A man mistaken by staff at a five-star hotel for the Olympic cycling champion Sir Chris Hoy was accused of fraudulently obtaining room and board worth hundreds of pounds.

Gary Towsey was wearing full Highland dress that had previously been stolen from a local hire shop when he walked into the upmarket Bonham Hotel in Edinburgh in September 2023.

Towsey, 43, was “misidentified” as the star by a hotel receptionist and was alleged to have gone on to obtain board and lodging worth about £600 without paying. It is believed Sir Chris and his wife were due to attend at the city centre hotel for a function that evening.

Towsey was later arrested and charged by police with the hotel fraud and to resetting the kilt, jacket and shoes he was wearing at the time. But when the case called for trial at Edinburgh sheriff court on Wednesday, prosecutors accepted his not guilty plea to the fraud charge and a plea of guilty to an offence of reset.

Peter Finnon, the fiscal depute, told the court: “This matter came to the attention of the police after an incident at a hotel where [Towsey] was misidentified as an individual by hotel staff. At that time he was wearing the kilt, the shoes and the jacket and he was spoken to by the police days later in relation to those items he said he had taken from a park bench in the Meadows.”

Finnon told the court the Highland regalia had been stolen from the Davison dress hire outlet in the city’s Bruntsfield area, adding: “There is no suggestion [Towsey] stole the items but he had found them on the park bench.”

The court heard that the kilt, jacket and shoes, worth a combined £610, had been recovered.

Davison Kilt Hire shop in Bruntsfield, Edinburgh.
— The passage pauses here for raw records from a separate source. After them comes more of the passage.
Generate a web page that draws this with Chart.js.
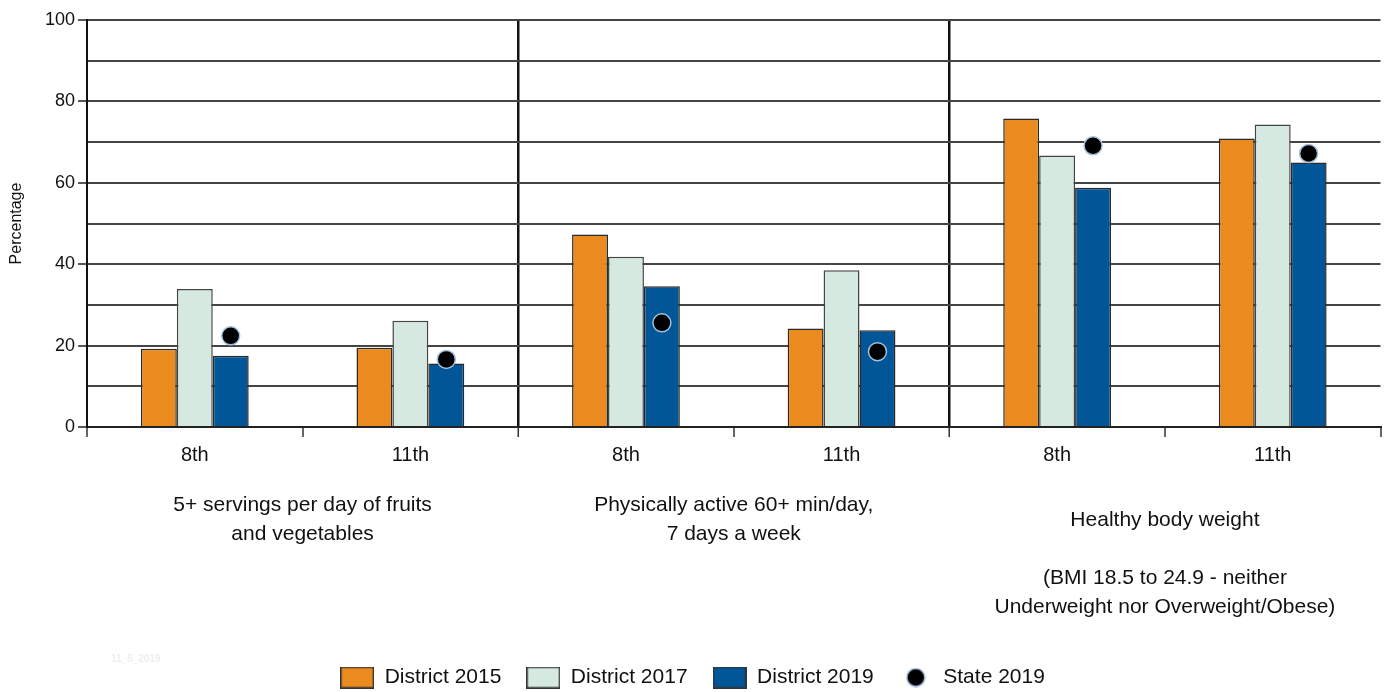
<!DOCTYPE html>
<html>
<head>
<meta charset="utf-8">
<title>Healthy habits by grade</title>
<script src="https://cdn.jsdelivr.net/npm/chart.js@4.4.1/dist/chart.umd.min.js"></script>
<style>
  html, body { margin: 0; padding: 0; background: #fff; }
  #wrap { width: 1391px; height: 692px; position: relative; }
</style>
</head>
<body>
<div id="wrap"><canvas id="healthChart"></canvas></div>
<script>
// Data
const categories = ['8th', '11th', '8th', '11th', '8th', '11th'];
const groupLines = [
    ['5+ servings per day of fruits', 'and vegetables'],
    ['Physically active 60+ min/day,', '7 days a week'],
    ['Healthy body weight', '', '(BMI 18.5 to 24.9 - neither', 'Underweight nor Overweight/Obese)']
];
const district2015 = [19.2, 19.5, 47.3, 24.2, 75.8, 70.9];
const district2017 = [33.9, 26.1, 41.8, 38.5, 66.7, 74.3];
const district2019 = [17.5, 15.6, 34.6, 23.8, 58.8, 65.0];
const state2019 = [22.4, 16.6, 25.6, 18.5, 69.1, 67.2];

const FONT = "'Liberation Sans', Arial, sans-serif";
const ORANGE = '#EB8A1F';
const MINT = '#D6E9E0';
const BLUE = '#005697';
const BAR_EDGE = '#2a2a2a';
const DOT_EDGE = '#a3c1e0';

// bars take half of each category, three bars side by side;
// state dots sit over the third (2019) bar
const catPct = 0.5;
const dotShift = catPct / 3;

// legend icons
function boxIcon(fill) {
    const c = document.createElement('canvas');
    c.width = 34; c.height = 22;
    const g = c.getContext('2d');
    g.fillStyle = fill;
    g.fillRect(0, 0, 34, 22);
    g.strokeStyle = '#333';
    g.lineWidth = 1.5;
    g.strokeRect(0.75, 0.75, 32.5, 20.5);
    return c;
}
function dotIcon() {
    const c = document.createElement('canvas');
    c.width = 20; c.height = 20;
    const g = c.getContext('2d');
    g.beginPath();
    g.arc(10, 10, 9, 0, Math.PI * 2);
    g.fillStyle = '#000';
    g.fill();
    g.strokeStyle = DOT_EDGE;
    g.lineWidth = 1.5;
    g.stroke();
    return c;
}
const legendIcons = [boxIcon(ORANGE), boxIcon(MINT), boxIcon(BLUE), dotIcon()];

// faint file stamp at the lower left
const stampPlugin = {
    id: 'stamp',
    afterDraw(chart) {
        const ctx = chart.ctx;
        ctx.save();
        ctx.font = 'bold 10px ' + FONT;
        ctx.fillStyle = '#eeeeee';
        ctx.textBaseline = 'middle';
        ctx.fillText('11_5_2019', 111, 659);
        ctx.restore();
    }
};

function barSet(label, data, fill, edge) {
    return {
        label: label,
        data: data,
        backgroundColor: fill,
        borderColor: edge,
        borderWidth: 1.5,
        categoryPercentage: catPct,
        barPercentage: 1.0
    };
}

const ctx = document.getElementById('healthChart').getContext('2d');
new Chart(ctx, {
    type: 'bar',
    data: {
        labels: categories,
        datasets: [
            barSet('District 2015', district2015, ORANGE, BAR_EDGE),
            barSet('District 2017', district2017, MINT, '#444'),
            barSet('District 2019', district2019, BLUE, BAR_EDGE),
            {
                type: 'line',
                label: 'State 2019',
                // category index + shift onto the 2019 bar
                parsing: false,
                data: state2019.map((v, i) => ({ x: i + dotShift, y: v })),
                showLine: false,
                order: -1,
                pointStyle: 'circle',
                pointRadius: 9,
                pointHoverRadius: 9,
                pointBackgroundColor: '#000',
                pointBorderColor: DOT_EDGE,
                pointBorderWidth: 1.5,
                backgroundColor: '#000',
                borderColor: DOT_EDGE
            }
        ]
    },
    options: {
        responsive: true,
        maintainAspectRatio: false,
        animation: false,
        layout: { padding: { top: 20, right: 6, left: 0, bottom: -6 } },
        plugins: {
            tooltip: { enabled: false },
            legend: {
                position: 'bottom',
                labels: {
                    usePointStyle: true,
                    pointStyleWidth: 34,
                    padding: 25,
                    color: '#111',
                    font: { family: FONT, size: 21 },
                    generateLabels(chart) {
                        const items = Chart.defaults.plugins.legend.labels.generateLabels(chart);
                        items.forEach(it => { it.pointStyle = legendIcons[it.datasetIndex]; });
                        return items.sort((a, b) => a.datasetIndex - b.datasetIndex);
                    }
                }
            }
        },
        scales: {
            x: {
                type: 'category',
                position: 'bottom',
                weight: 0,
                offset: true,
                grid: {
                    offset: true,
                    color: c => (c.index === 2 || c.index === 4) ? '#111'
                        : (c.index === 6 ? '#9a9a9a' : 'rgba(0,0,0,0)'),
                    lineWidth: c => (c.index === 2 || c.index === 4) ? 2.5 : 2,
                    tickColor: '#333',
                    tickWidth: 1.5,
                    tickLength: 10
                },
                border: { display: true, color: '#222', width: 2 },
                ticks: {
                    color: '#111',
                    padding: 6,
                    maxRotation: 0,
                    autoSkip: false,
                    font: { family: FONT, size: 20 }
                },
                afterFit(scale) { scale.height = 50; }
            },
            groups: {
                type: 'category',
                position: 'bottom',
                weight: 1,
                labels: groupLines.map(lines => lines.join(' ')),
                offset: true,
                grid: { display: false, drawTicks: false },
                border: { display: false },
                ticks: {
                    color: '#111',
                    padding: 21,
                    maxRotation: 0,
                    autoSkip: false,
                    font: { family: FONT, size: 21, lineHeight: '14.5px' },
                    // half-line steps; the body weight block starts half a line lower
                    callback(value, index) {
                        const lines = groupLines[index];
                        const out = index === 2 ? [''] : [];
                        lines.forEach((l, i) => {
                            out.push(l);
                            if (i < lines.length - 1) out.push('');
                        });
                        return out;
                    }
                },
                afterFit(scale) { scale.height = 165; }
            },
            y: {
                min: 0,
                max: 100,
                ticks: {
                    stepSize: 10,
                    color: '#111',
                    padding: 3,
                    font: { family: FONT, size: 18 },
                    callback: v => (v % 20 === 0 ? v : '')
                },
                grid: {
                    color: '#454545',
                    lineWidth: 2,
                    tickLength: 9,
                    tickWidth: 1.5,
                    tickColor: c => (c.tick && c.tick.value % 20 === 0) ? '#222' : 'rgba(0,0,0,0)'
                },
                border: { display: true, color: '#111', width: 2 },
                title: {
                    display: true,
                    text: 'Percentage',
                    color: '#111',
                    padding: { top: 7, bottom: 0 },
                    font: { family: FONT, size: 16 }
                },
                afterFit(scale) { scale.width = 87; }
            }
        }
    },
    plugins: [stampPlugin]
});
</script>
</body>
</html>
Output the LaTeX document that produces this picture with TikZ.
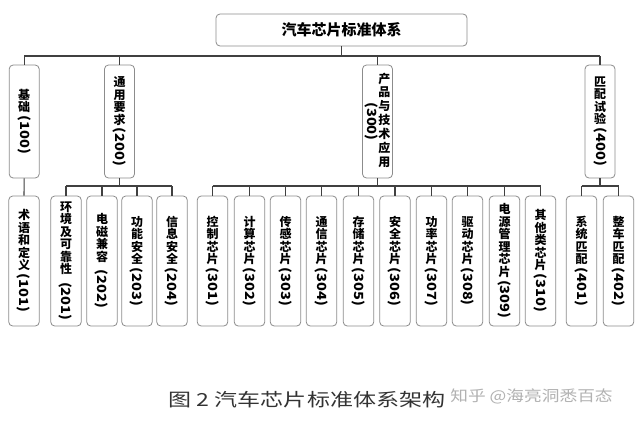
\documentclass[tikz,border=0pt]{standalone}
\usepackage{fontspec}
\usepackage{graphicx}
\setmainfont{Noto Sans CJK SC}
\newcommand\rdt[1]{\rotatebox{-90}{\scalebox{1.22}[1.05]{#1}}}
\newcommand\rd[2][0.72em]{\raisebox{#1}{\rdt{#2}}}
\newcommand\vcol[1]{\begin{tabular}{@{}c@{}}#1\end{tabular}}
\begin{document}
\begin{tikzpicture}[x=1pt,y=-1pt,
  box/.style={draw=black!45, line width=0.8pt, rounded corners=4pt, fill=white,
    align=center, inner sep=0pt, font=\bfseries\fontsize{12}{12.5}\selectfont},
  lone/.style={box, minimum width=30pt, minimum height=113pt},
  ltwo/.style={box, minimum width=30.5pt, minimum height=130pt},
  link/.style={draw=black!75, line width=1.1pt}]
\useasboundingbox[fill=white] (0,0) rectangle (637,426);

\node[box, minimum width=251pt, minimum height=32pt, font=\bfseries\fontsize{15}{15}\selectfont] (top) at (341.5,30) {汽车芯片标准体系};

% level one
\node[lone] (b100) at (24.2,121.5) {基\\础\\\rd{(100)}};
\node[lone] (b200) at (119.5,121.5) {通\\用\\要\\求\\\rd{(200)}};
\node[lone] (b300) at (377.5,121.5) {$\vcenter{\hbox{\rdt{(300)}}}\hspace{0.5pt}\vcenter{\hbox{\vcol{产\\品\\与\\技\\术\\应\\用}}}$};
\node[lone] (b400) at (600,121.5) {匹\\配\\试\\验\\\rd{(400)}};

% level two
\node[ltwo] (b101) at (24,261) {术\\语\\和\\定\\义\\\rd{(101)}};
\node[ltwo] (b201) at (66,261) {环\\境\\及\\可\\靠\\性\\\rd[0.35em]{(201)}};
\node[ltwo] (b202) at (102,261) {电\\磁\\兼\\容\\\rd[0.35em]{(202)}};
\node[ltwo] (b203) at (137,261) {功\\能\\安\\全\\\rd{(203)}};
\node[ltwo] (b204) at (172,261) {信\\息\\安\\全\\\rd{(204)}};
\node[ltwo] (b301) at (212.5,261) {控\\制\\芯\\片\\\rd{(301)}};
\node[ltwo] (b302) at (249.5,261) {计\\算\\芯\\片\\\rd{(302)}};
\node[ltwo] (b303) at (285.5,261) {传\\感\\芯\\片\\\rd{(303)}};
\node[ltwo] (b304) at (321.5,261) {通\\信\\芯\\片\\\rd{(304)}};
\node[ltwo] (b305) at (358.5,261) {存\\储\\芯\\片\\\rd{(305)}};
\node[ltwo] (b306) at (395,261) {安\\全\\芯\\片\\\rd{(306)}};
\node[ltwo] (b307) at (431.5,261) {功\\率\\芯\\片\\\rd{(307)}};
\node[ltwo] (b308) at (467.5,261) {驱\\动\\芯\\片\\\rd{(308)}};
\node[ltwo] (b309) at (504.5,261) {电\\源\\管\\理\\芯\\片\\\rd{(309)}};
\node[ltwo] (b310) at (540.5,261) {其\\他\\类\\芯\\片\\\rd{(310)}};
\node[ltwo] (b401) at (581.5,261) {系\\统\\匹\\配\\\rd{(401)}};
\node[ltwo] (b402) at (618.5,261) {整\\车\\匹\\配\\\rd{(402)}};

% buses
\coordinate (bus) at (0,56);
\coordinate (bus2) at (0,186);

\draw[link] (top.south) -- (top.south |- bus);
\draw[link] (b100.north |- bus) -- (b400.north |- bus);
\foreach \n in {100,200,300,400} \draw[link] (b\n.north) -- (b\n.north |- bus);

\draw[link] (b100.south) -- (b101.north);

\draw[link] (b200.south) -- (b200.south |- bus2);
\draw[link] (b201.north |- bus2) -- (b204.north |- bus2);
\foreach \n in {201,...,204} \draw[link] (b\n.north) -- (b\n.north |- bus2);

\draw[link] (b300.south) -- (b300.south |- bus2);
\draw[link] (b301.north |- bus2) -- (b310.north |- bus2);
\foreach \n in {301,...,310} \draw[link] (b\n.north) -- (b\n.north |- bus2);

\draw[link] (b400.south) -- (b400.south |- bus2);
\draw[link] (b401.north |- bus2) -- (b402.north |- bus2);
\foreach \n in {401,402} \draw[link] (b\n.north) -- (b\n.north |- bus2);

% caption and watermark
\node[inner sep=0pt, font=\fontsize{18}{18}\selectfont, text=black!80] (cap) at (307,399.5) {\scalebox{1.28}[1]{图 2 汽车芯片标准体系架构}};
\node[inner sep=0pt, font=\fontsize{15}{15}\selectfont, text=black!30] (wm) at (531.5,396) {\scalebox{1.18}[1]{知乎 @海亮洞悉百态}};
\end{tikzpicture}
\end{document}
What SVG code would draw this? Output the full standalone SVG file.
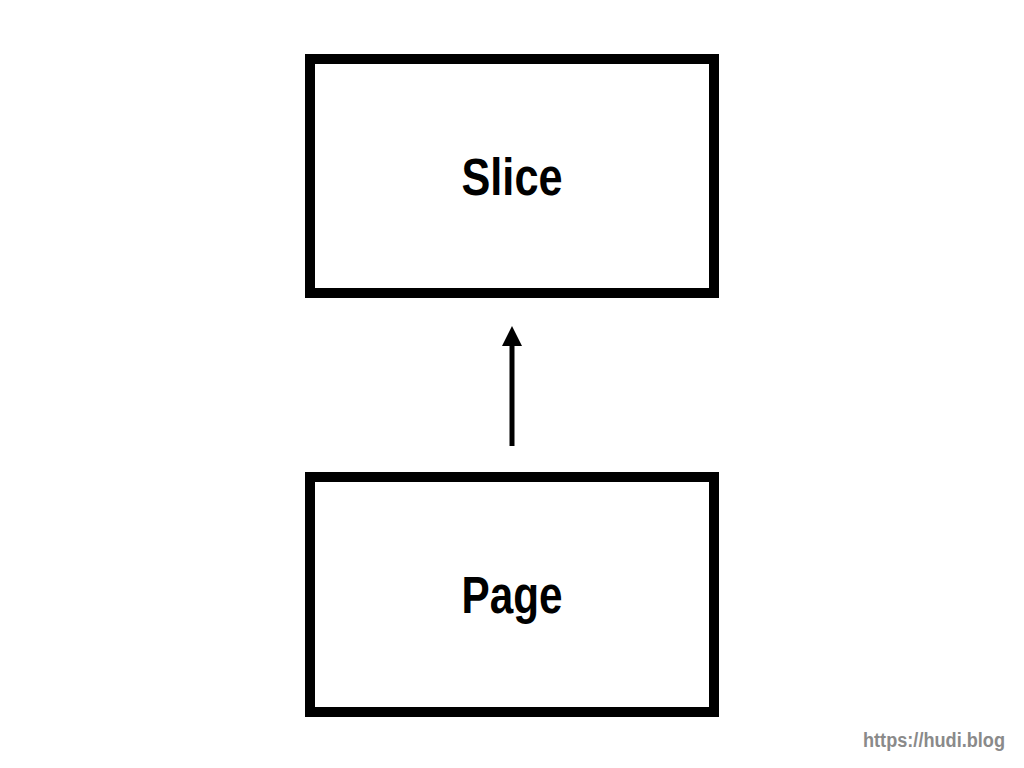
<svg xmlns="http://www.w3.org/2000/svg" width="1024" height="768" viewBox="0 0 1024 768">
<style>
.box{fill:#fff;stroke:#000;stroke-width:10}
.lbl{font-family:"Liberation Sans",Arial,sans-serif;font-weight:bold;font-size:51px;fill:#000;text-anchor:middle}
.wm{font-family:"Liberation Sans",Arial,sans-serif;font-weight:bold;font-size:20px;fill:#8a8a8a}
</style>
<defs>
<marker id="ah" markerWidth="4" markerHeight="4" refX="0" refY="2" orient="auto" markerUnits="strokeWidth">
<path d="M0,0 L4,2 L0,4 Z" fill="#000"/>
</marker>
</defs>
<rect width="1024" height="768" fill="#fff"/>
<g id="connectors">
<line x1="512" y1="446" x2="512" y2="346" stroke="#000" stroke-width="5" marker-end="url(#ah)"/>
</g>
<g id="node-slice">
<rect class="box" x="310" y="59" width="404" height="234"/>
<text class="lbl" x="512" y="195" textLength="101" lengthAdjust="spacingAndGlyphs">Slice</text>
</g>
<g id="node-page">
<rect class="box" x="310" y="477" width="404" height="235"/>
<text class="lbl" x="512" y="613" textLength="101" lengthAdjust="spacingAndGlyphs">Page</text>
</g>
<text class="wm" x="863" y="747" textLength="142" lengthAdjust="spacingAndGlyphs">https://hudi.blog</text>
</svg>
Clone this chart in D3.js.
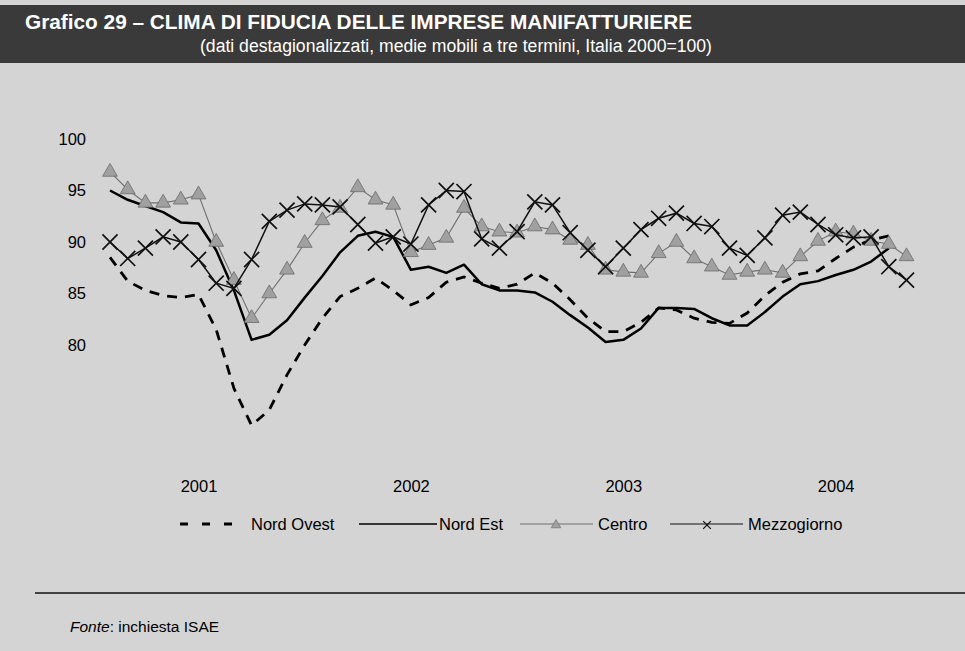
<!DOCTYPE html>
<html><head><meta charset="utf-8">
<script src="https://cdn.jsdelivr.net/npm/d3@7"></script>
<style>
html,body{margin:0;padding:0;background:#d6d6d6;}
svg{display:block;font-family:"Liberation Sans",Arial,Helvetica,sans-serif;}
</style></head>
<body>
<svg id="chart" width="965" height="651"></svg>
<script>
// ---- data (monthly, Jan 2001 – Oct 2004) ----
const years = ["2001", "2002", "2003", "2004"];
const yTicks = [80, 85, 90, 95, 100];
const seriesNames = ["Nord Ovest", "Nord Est", "Centro", "Mezzogiorno"];

const nordOvest = [88.5,86.2,85.3,84.8,84.6,84.9,81.5,75.8,72.2,73.7,77.1,80.0,
  82.6,84.7,85.5,86.5,85.3,83.9,84.6,86.1,86.6,86.0,85.5,85.9,
  87.0,86.0,84.4,82.6,81.3,81.3,82.2,83.6,83.4,82.6,82.2,82.1,
  83.1,84.8,86.1,86.9,87.2,88.4,89.5,90.2,90.6];
const nordEst = [95.0,94.1,93.5,92.9,91.9,91.8,89.2,85.3,80.5,81.0,82.4,84.6,
  86.7,89.0,90.6,91.0,90.5,87.3,87.6,87.0,87.8,85.9,85.3,85.3,
  85.1,84.2,82.9,81.7,80.3,80.5,81.6,83.6,83.6,83.5,82.6,81.9,
  81.9,83.2,84.7,85.9,86.2,86.8,87.3,88.1,89.4];
const centro = [96.8,95.1,93.8,93.8,94.1,94.6,90.0,86.3,82.6,85.0,87.3,89.9,
  92.1,93.3,95.3,94.1,93.6,89.0,89.7,90.4,93.3,91.5,91.0,90.9,
  91.5,91.2,90.2,89.7,87.3,87.1,87.0,88.9,90.0,88.4,87.6,86.8,
  87.1,87.3,87.0,88.6,90.1,91.0,90.8,90.1,89.8,88.6];
const mezzogiorno = [90.0,88.4,89.4,90.5,90.0,88.3,86.0,85.5,88.3,92.0,93.1,93.7,
  93.6,93.4,91.7,89.9,90.5,89.8,93.6,95.0,94.9,90.3,89.4,91.0,
  93.9,93.6,90.9,89.2,87.6,89.4,91.2,92.3,92.8,91.8,91.5,89.4,
  88.7,90.4,92.6,92.9,91.7,90.7,90.4,90.5,87.6,86.3];

// ---- layout ----
const W = 965, H = 651;
const svg = d3.select("#chart");

svg.append("rect").attr("x",0).attr("y",0).attr("width",W).attr("height",H).attr("fill","#d4d4d4");

// title bar
svg.append("rect").attr("x",0).attr("y",5).attr("width",W).attr("height",58).attr("fill","#3a3a3a");
svg.append("text").attr("x",25).attr("y",29).attr("fill","#fff")
  .attr("font-size",20.8).attr("font-weight","bold")
  .text("Grafico 29 – CLIMA DI FIDUCIA DELLE IMPRESE MANIFATTURIERE");
svg.append("text").attr("x",200).attr("y",52).attr("fill","#fff")
  .attr("font-size",17.6)
  .text("(dati destagionalizzati, medie mobili a tre termini, Italia 2000=100)");

// scales
const n = 46;
const x = d3.scaleLinear().domain([0, n - 1]).range([110, 906.5]);
const y = d3.scaleLinear().domain([80, 100]).range([345, 139]);

// y axis labels
const yAxis = d3.axisLeft(y).tickValues(yTicks).tickSize(0).tickPadding(0);
const gy = svg.append("g").attr("transform","translate(86,0)").call(yAxis);
gy.select(".domain").remove();
gy.selectAll("text").attr("font-size",16.5).attr("fill","#000")
  .attr("font-family","'Liberation Sans',Arial,sans-serif");

// x axis labels (years)
const xYear = d3.scaleOrdinal().domain(years).range(years.map((d,k)=>x(12*k+5)));
const xAxis = d3.axisBottom(xYear).tickSize(0).tickPadding(0);
const gx = svg.append("g").attr("transform","translate(0,480)").call(xAxis);
gx.select(".domain").remove();
gx.selectAll("text").attr("font-size",16.5).attr("fill","#000")
  .attr("font-family","'Liberation Sans',Arial,sans-serif");

const line = d3.line().x((d,i)=>x(i)).y(d=>y(d));

// Nord Ovest - dashed
svg.append("path").datum(nordOvest).attr("d",line).attr("fill","none")
  .attr("stroke","#000").attr("stroke-width",2.8).attr("stroke-dasharray","10,8");
// Nord Est - solid
svg.append("path").datum(nordEst).attr("d",line).attr("fill","none")
  .attr("stroke","#000").attr("stroke-width",2.5).attr("stroke-linejoin","round");
// Centro - gray with triangles
svg.append("path").datum(centro).attr("d",line).attr("fill","none")
  .attr("stroke","#6f6f6f").attr("stroke-width",1.1);
const tri = d3.symbol().type(d3.symbolTriangle).size(95);
svg.append("g").selectAll("path").data(centro).join("path")
  .attr("d",tri).attr("transform",(d,i)=>`translate(${x(i)},${y(d)})`)
  .attr("fill","#a0a0a0").attr("stroke","#6a6a6a").attr("stroke-width",0.8);
// Mezzogiorno - black thin with X markers
svg.append("path").datum(mezzogiorno).attr("d",line).attr("fill","none")
  .attr("stroke","#111").attr("stroke-width",1.5);
svg.append("g").selectAll("path").data(mezzogiorno).join("path")
  .attr("d",d3.symbol().type(d3.symbolTimes).size(150))
  .attr("transform",(d,i)=>`translate(${x(i)},${y(d)})`)
  .attr("fill","none").attr("stroke","#111").attr("stroke-width",1.7);

// legend
const ly = 524;
const lg = svg.append("g").attr("font-size",16.5).attr("fill","#000");
lg.append("line").attr("x1",180).attr("x2",242).attr("y1",ly).attr("y2",ly)
  .attr("stroke","#000").attr("stroke-width",2.8).attr("stroke-dasharray","8,14");
lg.append("text").attr("x",251).attr("y",ly+6).text(seriesNames[0]);
lg.append("line").attr("x1",359).attr("x2",437).attr("y1",ly).attr("y2",ly)
  .attr("stroke","#000").attr("stroke-width",1.6);
lg.append("text").attr("x",439).attr("y",ly+6).text(seriesNames[1]);
lg.append("line").attr("x1",520).attr("x2",593).attr("y1",ly).attr("y2",ly)
  .attr("stroke","#6f6f6f").attr("stroke-width",1.2);
lg.append("path").attr("d",d3.symbol().type(d3.symbolTriangle).size(40)())
  .attr("transform",`translate(556,${ly+1})`).attr("fill","#a0a0a0").attr("stroke","#6a6a6a").attr("stroke-width",0.6);
lg.append("text").attr("x",598).attr("y",ly+6).text(seriesNames[2]);
lg.append("line").attr("x1",670).attr("x2",743).attr("y1",ly).attr("y2",ly)
  .attr("stroke","#111").attr("stroke-width",1.2);
lg.append("path").attr("d",d3.symbol().type(d3.symbolTimes).size(40)())
  .attr("transform",`translate(707,${ly+1})`).attr("fill","none").attr("stroke","#111").attr("stroke-width",1.2);
lg.append("text").attr("x",748).attr("y",ly+6).text(seriesNames[3]);

// bottom rule and source
svg.append("line").attr("x1",35).attr("x2",W).attr("y1",593).attr("y2",593)
  .attr("stroke","#111").attr("stroke-width",1.6);
const src = svg.append("text").attr("x",70).attr("y",632).attr("font-size",15.5).attr("fill","#000");
src.append("tspan").attr("font-style","italic").text("Fonte");
src.append("tspan").text(": inchiesta ISAE");
</script>
</body></html>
Towsey was wearing clothes previously stolen from Davison Kilt Hire

ALEXANDER LAWRIE

Catriona Logan, Towsey’s defence agent, said her client was a father of six and had made “a foolish drunken mistake” after finding the bag with the kilt, jacket and shoes on the bench.

Logan said: “He waited around for a while to see if anyone came back, but when they didn’t he’d had a considerable amount to drink and made the foolish mistake to put [the Highland outfit] on. There was full recovery of that and at the time [he] was suffering with a battle with alcoholism.”

The lawyer said Towsey, from Liverpool, had abstained from alcohol for the past six months and was now employed as a kitchen porter with a sports events company.

Sheriff Frank Gill said: “Having heard the circumstances of this offence and everything said on your behalf, I am prepared to deal with matters by way of a financial penalty.”

Towsey was ordered to pay a total amount of £280 to mark the offence. He pled guilty to resetting a kilt, jacket and shoes that had previously been stolen on September 17, 2023. He had a not guilty plea accepted by the Crown to obtaining board and lodging to the value of £600 without paying and intending not to pay at the Bonham on the same date.